Eric Galatas, Producer
Wednesday, August 1, 2018
LINCOLN, Neb. – As the U.S. House and Senate try to hammer out a final version of the Farm Bill, a new report shows that increasing work requirements for people receiving SNAP benefits, the program formerly known as food stamps, would end up hurting millions of Americans.
Josh Bivens, research director of the Economic Policy Institute and the report's lead author, said the move proposed in the House version of the bill would not increase employment levels, and additional requirements would be especially hard on people working in low-paying jobs.
"You're going to have a lot of people trying hard to meet it, and they're just not going to meet it, and they're going to have their benefits taken away from them," he said, "really through no fault of their own, but just because the low-wage labor market does not provide steady, well-paid employment."
Bivens said most SNAP recipients who can work already have at least one job, but frequently can't get enough hours to meet the requirements. He added that most low-wage jobs don't come with family-leave benefits, so workers often risk losing jobs to stay home to care for a sick family member.
Proponents of the new requirements have claimed SNAP and other safety-net programs create government dependency and encourage unemployment.
Bivens disagreed that the average monthly SNAP benefit, $125 per-person in food vouchers, is an incentive to stop working. He said the vast majority of recipients - seniors, children and people with disabilities - are not people he believes most Americans would agree should be forced into work.
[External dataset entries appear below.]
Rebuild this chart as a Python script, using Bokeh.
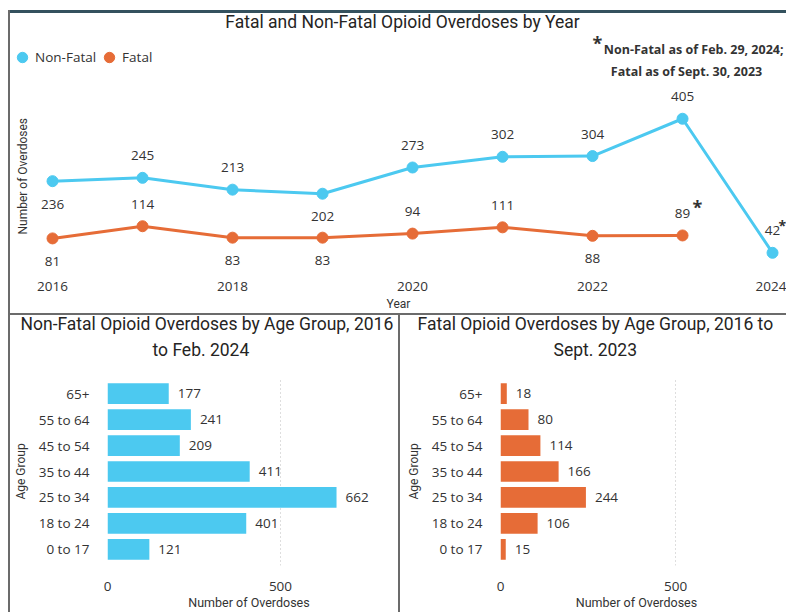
import math
from bokeh.plotting import figure
from bokeh.models import (ColumnDataSource, LabelSet, Label, Legend, LegendItem,
                          FixedTicker, FactorRange, Range1d, Div, Title)
from bokeh.layouts import row, column
from bokeh.core.properties import value
from bokeh.embed import file_html
from bokeh.resources import INLINE

# ---------------- data ----------------
years = [2016, 2017, 2018, 2019, 2020, 2021, 2022, 2023, 2024]
nonfatal_by_year = [236, 245, 213, 202, 273, 302, 304, 405, 42]
fatal_years = [2016, 2017, 2018, 2019, 2020, 2021, 2022, 2023]
fatal_by_year = [81, 114, 83, 83, 94, 111, 88, 89]
year_ticks = [2016, 2018, 2020, 2022, 2024]

age_groups = ["0 to 17", "18 to 24", "25 to 34", "35 to 44", "45 to 54", "55 to 64", "65+"]
nonfatal_by_age = [121, 401, 662, 411, 209, 241, 177]
fatal_by_age = [15, 106, 244, 166, 114, 80, 18]
bar_ticks = [0, 500]

# data-label placement (style only)
nonfatal_label_side = ["below", "above", "above", "below", "above", "above", "above", "above", "above"]
fatal_label_side = ["below", "above", "below", "below", "above", "above", "below", "above"]

# ---------------- style ----------------
CYAN = "#4CC9F0"
ORANGE = "#E66C37"
TEXT = "#333333"
TITLE_C = "#252423"
BODY_FONT = "Open Sans"
TITLE_FONT = "Roboto"
LBL_SIZE = "13.5px"
TITLE_SIZE = "17.5px"
GRAY_BORDER = "#6b6b6b"

# page geometry (the page itself has no margin, so leave 8px / 10px of white)
PAGE_W = 786
TOP_W, TOP_H = 776, 300
TOP_MB = 40
T_FRAME_H = TOP_H - TOP_MB
T_PAGE_LEFT, T_PAGE_TOP = 10, 13

# ---------------- top line chart ----------------
T_X0 = 2015.533
T_X1 = T_X0 + TOP_W / 90.0
T_Y0, T_Y1 = -8.6, 690.0

top = figure(width=TOP_W, height=TOP_H, output_backend="svg", toolbar_location=None,
             x_range=Range1d(T_X0, T_X1), y_range=Range1d(T_Y0, T_Y1),
             min_border_left=0, min_border_right=0, min_border_top=0, min_border_bottom=TOP_MB)
top.outline_line_color = None
top.grid.visible = False
top.yaxis.visible = False

xa = top.xaxis[0]
xa.ticker = FixedTicker(ticks=year_ticks)
xa.axis_line_color = None
xa.major_tick_line_color = None
xa.minor_tick_line_color = None
xa.major_label_text_font = BODY_FONT
xa.major_label_text_font_size = LBL_SIZE
xa.major_label_text_color = TEXT
xa.major_label_standoff = 4
xa.axis_label = "Year"
xa.axis_label_text_font = TITLE_FONT
xa.axis_label_text_font_size = "12px"
xa.axis_label_text_font_style = "normal"
xa.axis_label_text_color = TEXT
xa.axis_label_standoff = 3


def top_xy(px, py):
    x = T_X0 + (px - T_PAGE_LEFT) / TOP_W * (T_X1 - T_X0)
    y = T_Y0 + (T_PAGE_TOP + T_FRAME_H - py) / T_FRAME_H * (T_Y1 - T_Y0)
    return x, y


nf_src = ColumnDataSource(dict(
    x=years, y=nonfatal_by_year, lbl=[str(v) for v in nonfatal_by_year],
    off=[22 if s == "above" else -23 for s in nonfatal_label_side]))
f_src = ColumnDataSource(dict(
    x=fatal_years, y=fatal_by_year, lbl=[str(v) for v in fatal_by_year],
    off=[22 if s == "above" else -23 for s in fatal_label_side]))

top.line("x", "y", source=nf_src, line_color=CYAN, line_width=3)
nf_pts = top.scatter("x", "y", source=nf_src, size=11, fill_color=CYAN, line_color=CYAN)
top.line("x", "y", source=f_src, line_color=ORANGE, line_width=3)
f_pts = top.scatter("x", "y", source=f_src, size=11, fill_color=ORANGE, line_color=ORANGE)

for src in (nf_src, f_src):
    top.add_layout(LabelSet(x="x", y="y", text="lbl", y_offset="off", source=src,
                            text_align="center", text_baseline="middle",
                            text_font=value(BODY_FONT), text_font_size=value(LBL_SIZE),
                            text_color=TEXT))

legend = Legend(items=[LegendItem(label="Non-Fatal", renderers=[nf_pts]),
                       LegendItem(label="Fatal", renderers=[f_pts])],
                location=(-1, 201), orientation="horizontal",
                glyph_width=26, glyph_height=26, label_standoff=-4, spacing=0,
                padding=0, margin=0, label_text_font=BODY_FONT,
                label_text_font_size=LBL_SIZE, label_text_color=TEXT,
                background_fill_alpha=0, border_line_color=None)
top.add_layout(legend)

x, y = top_xy(402, 22)
top.add_layout(Label(x=x, y=y, text="Fatal and Non-Fatal Opioid Overdoses by Year",
                     text_align="center", text_baseline="middle", text_font=TITLE_FONT,
                     text_font_size=TITLE_SIZE, text_color=TITLE_C))
x, y = top_xy(22, 177)
top.add_layout(Label(x=x, y=y, text="Number of Overdoses", angle=math.pi / 2,
                     text_align="center", text_baseline="middle", text_font=TITLE_FONT,
                     text_font_size="12px", text_color=TEXT))
x, y = top_xy(597, 43)
top.add_layout(Label(x=x, y=y, text="*", text_align="center", text_baseline="middle",
                     text_font=BODY_FONT, text_font_size="18px", text_font_style="bold",
                     text_color=TEXT))
x, y = top_xy(783, 49)
top.add_layout(Label(x=x, y=y, text="Non-Fatal as of Feb. 29, 2024;", text_align="right",
                     text_baseline="middle", text_font=BODY_FONT, text_font_size="12.5px",
                     text_font_style="bold", text_color=TEXT))
x, y = top_xy(686, 71)
top.add_layout(Label(x=x, y=y, text="Fatal as of Sept. 30, 2023", text_align="center",
                     text_baseline="middle", text_font=BODY_FONT, text_font_size="12.5px",
                     text_font_style="bold", text_color=TEXT))
for px, py, fs, al in ((697, 208, "18px", "center"), (778, 227, "14px", "left")):
    x, y = top_xy(px, py)
    top.add_layout(Label(x=x, y=y, text="*", text_align=al,
                         text_baseline="middle", text_font=BODY_FONT, text_font_size=fs,
                         text_font_style="bold", text_color=TEXT))

# ---------------- bar charts ----------------
BAR_H = 297
BAR_MT, BAR_MB = 62, 44
PAD = 0.125
CHAR_W = 8.0  # rough title glyph width at TITLE_SIZE, used to centre the titles


def bar_chart(width, mleft, mright, x_end, values, color, title1, title2, page_left, title_cx):
    p = figure(width=width, height=BAR_H, output_backend="svg", toolbar_location=None,
               y_range=FactorRange(factors=age_groups, range_padding=PAD,
                                   range_padding_units="absolute"),
               x_range=Range1d(0, x_end),
               min_border_left=mleft, min_border_right=mright,
               min_border_top=BAR_MT, min_border_bottom=BAR_MB)
    p.outline_line_color = None
    p.ygrid.visible = False
    p.xgrid.ticker = FixedTicker(ticks=bar_ticks)
    p.xgrid.grid_line_color = "#BDBDBD"
    p.xgrid.grid_line_dash = "1 3"
    p.xgrid.grid_line_width = 1

    src = ColumnDataSource(dict(age=age_groups, val=values, lbl=[str(v) for v in values]))
    p.hbar(y="age", left=0, right="val", height=0.8, source=src,
           fill_color=color, line_color=None)
    p.add_layout(LabelSet(x="val", y="age", text="lbl", source=src, x_offset=9,
                          text_align="left", text_baseline="middle",
                          text_font=value(BODY_FONT), text_font_size=value(LBL_SIZE),
                          text_color=TEXT))

    ax = p.xaxis[0]
    ax.ticker = FixedTicker(ticks=bar_ticks)
    ax.axis_line_color = None
    ax.major_tick_line_color = None
    ax.minor_tick_line_color = None
    ax.major_label_text_font = BODY_FONT
    ax.major_label_text_font_size = LBL_SIZE
    ax.major_label_text_color = TEXT
    ax.major_label_standoff = 10
    ax.axis_label = "Number of Overdoses"
    ax.axis_label_text_font = TITLE_FONT
    ax.axis_label_text_font_size = "12.5px"
    ax.axis_label_text_font_style = "normal"
    ax.axis_label_text_color = TEXT
    ax.axis_label_standoff = 1

    ay = p.yaxis[0]
    ay.axis_line_color = None
    ay.major_tick_line_color = None
    ay.minor_tick_line_color = None
    ay.major_label_text_font = BODY_FONT
    ay.major_label_text_font_size = LBL_SIZE
    ay.major_label_text_color = TEXT
    ay.major_label_standoff = 12
    ay.axis_label = "Age Group"
    ay.axis_label_text_font = TITLE_FONT
    ay.axis_label_text_font_size = "12px"
    ay.axis_label_text_font_style = "normal"
    ay.axis_label_text_color = TEXT
    ay.axis_label_standoff = 8

    frame_left_page = page_left + mleft
    # second title line sits nearest the frame, first line above it
    for txt, standoff, valign in ((title2, 32, "top"), (title1, -39, "middle")):
        est_w = len(txt) * CHAR_W
        off = title_cx - est_w / 2 - frame_left_page - 5
        p.add_layout(Title(text=txt, align="left", offset=off, standoff=standoff,
                           vertical_align=valign,
                           text_font=TITLE_FONT, text_font_size=TITLE_SIZE,
                           text_font_style="normal", text_color=TITLE_C), "above")
    return p


left = bar_chart(388, 97, 8, 818, nonfatal_by_age, CYAN,
                 "Non-Fatal Opioid Overdoses by Age Group, 2016", "to Feb. 2024", 10, 205)
right = bar_chart(386, 100, 14, 777, fatal_by_age, ORANGE,
                  "Fatal Opioid Overdoses by Age Group, 2016 to", "Sept. 2023", 400, 598)

# ---------------- borders & layout ----------------
def bar_div(w, h, color):
    return Div(width=w, height=h, margin=0, styles={"background-color": color})


MAIN_H = 3 + TOP_H + 2 + BAR_H
main = column(bar_div(TOP_W, 3, "#34515e"), top, bar_div(TOP_W, 2, GRAY_BORDER),
              row(left, bar_div(2, BAR_H, GRAY_BORDER), right, spacing=0), spacing=0)
content = row(bar_div(8, MAIN_H, "white"), bar_div(2, MAIN_H, GRAY_BORDER), main, spacing=0)
page = column(bar_div(PAGE_W, 10, "white"), content, spacing=0)

open("out.html", "w").write(file_html(page, INLINE))
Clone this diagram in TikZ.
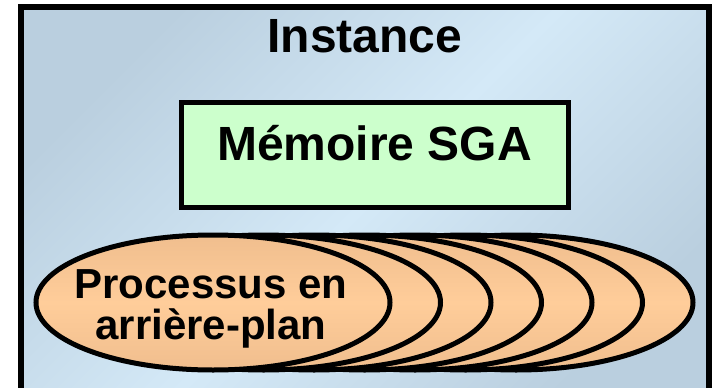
\documentclass[tikz,border=0pt]{standalone}
\usepackage{fontspec}
\setmainfont{Liberation Sans}
\usetikzlibrary{shapes.geometric}
\definecolor{bgdark}{RGB}{186,207,223}
\definecolor{bglight}{RGB}{212,233,247}
\definecolor{sgagreen}{RGB}{204,255,204}
\definecolor{procA}{RGB}{240,190,142}
\definecolor{procB}{RGB}{255,205,154}
\tikzset{
  frame/.style={draw=black,line width=5.5pt},
  procell/.style={ellipse,draw=black,line width=5pt,inner sep=0pt,
    minimum width=354pt,minimum height=135pt,
    top color=procA,bottom color=procA,middle color=procB},
  label/.style={font=\bfseries,text=black,inner sep=0pt},
}
\begin{document}
\begin{tikzpicture}[x=1pt,y=-1pt]
\useasboundingbox (0,0) rectangle (712,388);
\clip (0,0) rectangle (712,388);
\fill[white] (0,0) rectangle (712,388);
% instance frame
\shade[top color=bgdark,bottom color=bgdark,middle color=bglight,shading angle=45]
  (21,6.8) rectangle (709,400);
\draw[frame] (21,6.8) rectangle (709,400);
\node[label,font=\fontsize{48}{50}\bfseries,anchor=base] (inst) at (365,52) {Instance};
% SGA box
\node[draw=black,line width=5pt,fill=sgagreen,minimum width=387pt,minimum height=105pt,inner sep=0pt]
  (sga) at (374.5,154.5) {};
\node[label,font=\fontsize{48}{50}\bfseries,anchor=base] (sgatxt) at (374.5,160) {Mémoire SGA};
% background process ellipses, back to front
\foreach \k in {6,5,...,1}{
  \node[procell] (p\k) at ({213+50.5*\k},302.5) {};
}
\node[procell] (p0) at (213,302.5) {};
\node[label,font=\fontsize{42}{41}\bfseries,align=center,anchor=base] (ptxt) at (211,339) {Processus en\\arrière-plan};
\end{tikzpicture}
\end{document}
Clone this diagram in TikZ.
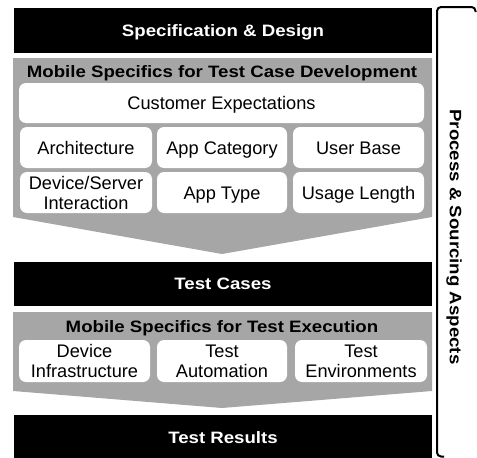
\documentclass[tikz,border=0pt]{standalone}
\usepackage{fontspec}
\setmainfont{Liberation Sans}
\newfontfamily\headfont[FakeStretch=1.13]{Liberation Sans}
\definecolor{panelgray}{RGB}{166,166,166}
\tikzset{
  headbar/.style={fill=black, text=white, inner sep=0pt,
    text height=11.8pt, text depth=0pt,
    font=\headfont\bfseries\fontsize{16.5}{18}\selectfont},
  paneltitle/.style={text=black, inner sep=0pt,
    text height=11.8pt, text depth=0pt,
    font=\headfont\bfseries\fontsize{16.5}{18}\selectfont},
  itembox/.style={fill=white, rounded corners=7pt, inner sep=0pt, align=center,
    font=\fontsize{18.2}{20}\selectfont},
  oneline/.style={text height=13pt, text depth=0pt},
  sidetext/.style={inner sep=0pt, rotate=-90,
    font=\headfont\bfseries\fontsize{16.5}{18}\selectfont},
  bracket/.style={line width=2pt, rounded corners=4pt}
}
\begin{document}
\begin{tikzpicture}[x=1pt, y=-1pt]
\useasboundingbox (0,0) rectangle (477,458);

% stage bars
\node[headbar, minimum width=418pt, minimum height=45pt] (spec) at (223,30.5) {Specification \& Design};
\node[headbar, minimum width=418pt, minimum height=44pt] (cases) at (223,284) {Test Cases};
\node[headbar, minimum width=418pt, minimum height=45pt] (results) at (223,437.5) {Test Results};

% grey arrow panels
\fill[panelgray] (13,58) -- (432,58) -- (432,217) -- (222,254) -- (13,217) -- cycle;
\fill[panelgray] (13,312) -- (432,312) -- (432,391) -- (222,408) -- (13,391) -- cycle;

% test case development panel
\node[paneltitle] (devtitle) at (222,72) {Mobile Specifics for Test Case Development};
\node[itembox, oneline, minimum width=405pt, minimum height=40pt] (cust) at (221.5,103) {Customer Expectations};
\node[itembox, oneline, minimum width=132pt, minimum height=41pt] (arch) at (86,147.5) {Architecture};
\node[itembox, oneline, minimum width=130pt, minimum height=41pt] (appcat) at (222,147.5) {App Category};
\node[itembox, oneline, minimum width=131pt, minimum height=41pt] (userbase) at (358.5,147.5) {User Base};
\node[itembox, minimum width=132pt, minimum height=41pt] (devserv) at (86,192.5) {Device/Server\\Interaction};
\node[itembox, oneline, minimum width=130pt, minimum height=41pt] (apptype) at (222,192.5) {App Type};
\node[itembox, oneline, minimum width=131pt, minimum height=41pt] (usage) at (358.5,192.5) {Usage Length};

% test execution panel
\node[paneltitle] (exectitle) at (222,327) {Mobile Specifics for Test Execution};
\node[itembox, minimum width=131pt, minimum height=42pt] (devinfra) at (84.5,361) {Device\\Infrastructure};
\node[itembox, minimum width=130pt, minimum height=42pt] (testauto) at (222,361) {Test\\Automation};
\node[itembox, minimum width=132pt, minimum height=42pt] (testenv) at (361,361) {Test\\Environments};

% process bracket
\coordinate (brtop) at (475.5,12);
\coordinate (brbot) at (444,456.5);
\draw[bracket] (brtop) -- (475.5,7) -- (437,7) -- (437,456.5) -- (brbot);
\node[sidetext] (proc) at (454,237) {Process \& Sourcing Aspects};
\end{tikzpicture}
\end{document}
"Of the people who are not in those groups – don't have a disability, are not retired or are not children – the majority of them who receive food stamps do work," he said. "And so this idea that we've made this safety net too comfortable for people, I think, just radically over-estimates how generous it really is."
Currently, SNAP recipients younger than 50 and without children or a disability must work at least 80 hours per month to get benefits. Under the House proposal, people younger than 60, even if they have young children, would lose benefits if they don't log at least one hundred hours a month.
The report is online at epi.org, and a Johns Hopkins survey is at jhsph.edu.